Sunday 6 December 2020

Frosty Borage

 We had a sharp frost overnight and a foggy, misty morning - still at midday there is no sun. I had to bring the bird feeders into the back porch for the ice to melt before I could open them and fill them. I've pulled up most of the flowers in the border at this stage, but the borage was still there and looked beautiful in its frosty attire.








Saturday 3 October 2020

Utility Boxes

 A couple more utility boxes - one from Cork, when we were down a few weekends ago before we were, once again, limited to travel within Dublin. No expedition to the Galway/Clare border to look for sloes this year: when the park where we have gathered them before proved fruitless, I bought some raspberries and we will try raspberry gin instead. This utility box is one of a series, but by the time I passed some more, I was fully laden and less inclined to stop.

The other one is on the main road outside the Botanic Gardens, and I've always wanted to take a picture of it. Last weekend C went back to the car, and I went out the front gate and walked back along the road.



And just a couple more photos from the Botanic Gardens, since I'm revisiting it...









Saturday 4 April 2020

Feeling Blue?

I walked over to the local post-box yesterday to mail a few cards. There's a little cluster of trees in the green area, and I spotted these Spring (and other) blues nestling in amongst them.  Actually, I'm kicking myself for not having stocked up on gloves when I knew we were nearly out a month ago.
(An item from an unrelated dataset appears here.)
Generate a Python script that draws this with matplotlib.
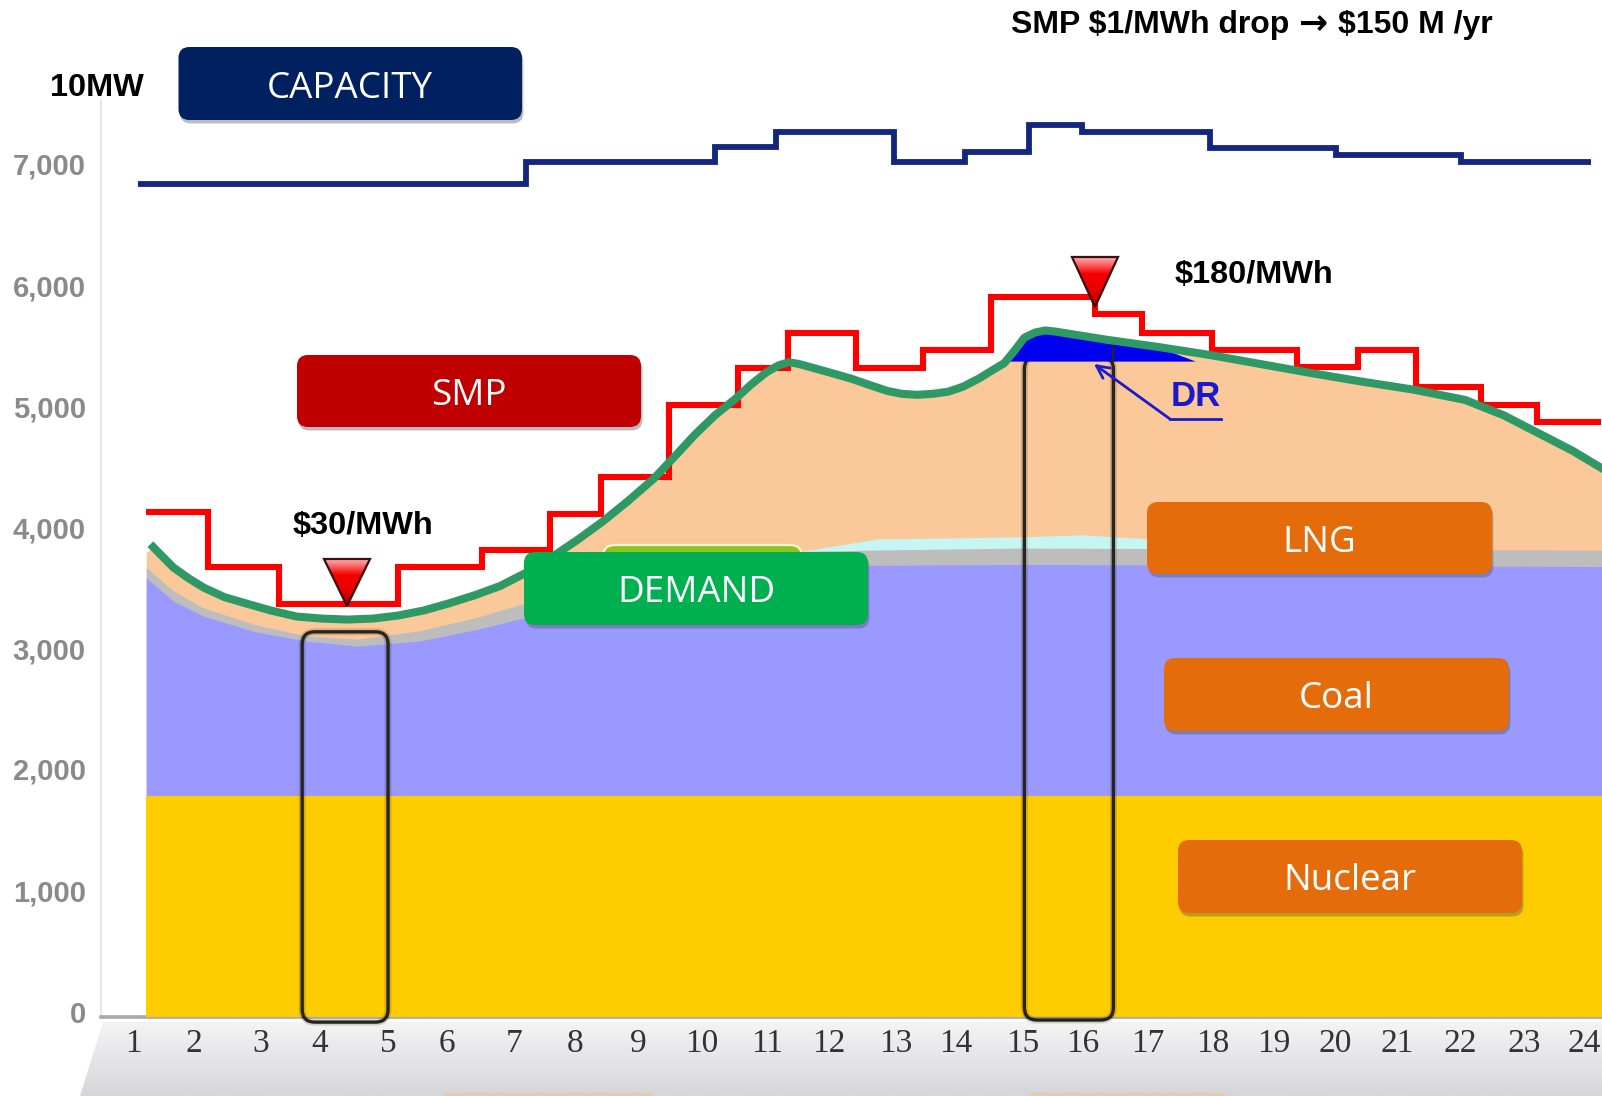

I'm not fussed about wearing them for protection now, but I regularly use them for messy techniques, any time I'm using Tack it Over and Over glue, and jobs like changing the filter in the cooker extractor hood (needs doing) and taking bottles to the recycling. And C usually has a couple in his jacket pocket in case the chain comes off the bicycle.




The mixed media challenge on SCS yesterday was a faux blue-print. I took the blue literally (something I have never done with my actual blue-print style stamps. I hated covering up most of my background, but went ahead and did it anyway. 




Sunday 15 September 2019

More autumn colour

A quick look at the forecast and Saturday promised to be a lovely sunny morning - at least as far as current weather conditions go. So we set an alarm, got up in good time and took a visit to the Botanic Gardens.  Disappointed in the sculptures compared to previous years, but that wasn't why we had gone - we certainly enjoyed the rich colours and the warm sunshine. Today, in stark contrast, has been grey and drizzle or downright rain all day. We're glad of our dose of sunshine yesterday.

The bracket fungus looks like the porch for a little fairy house, I thought. And C thought the colchicums were so pristine that they were one of the sculptures.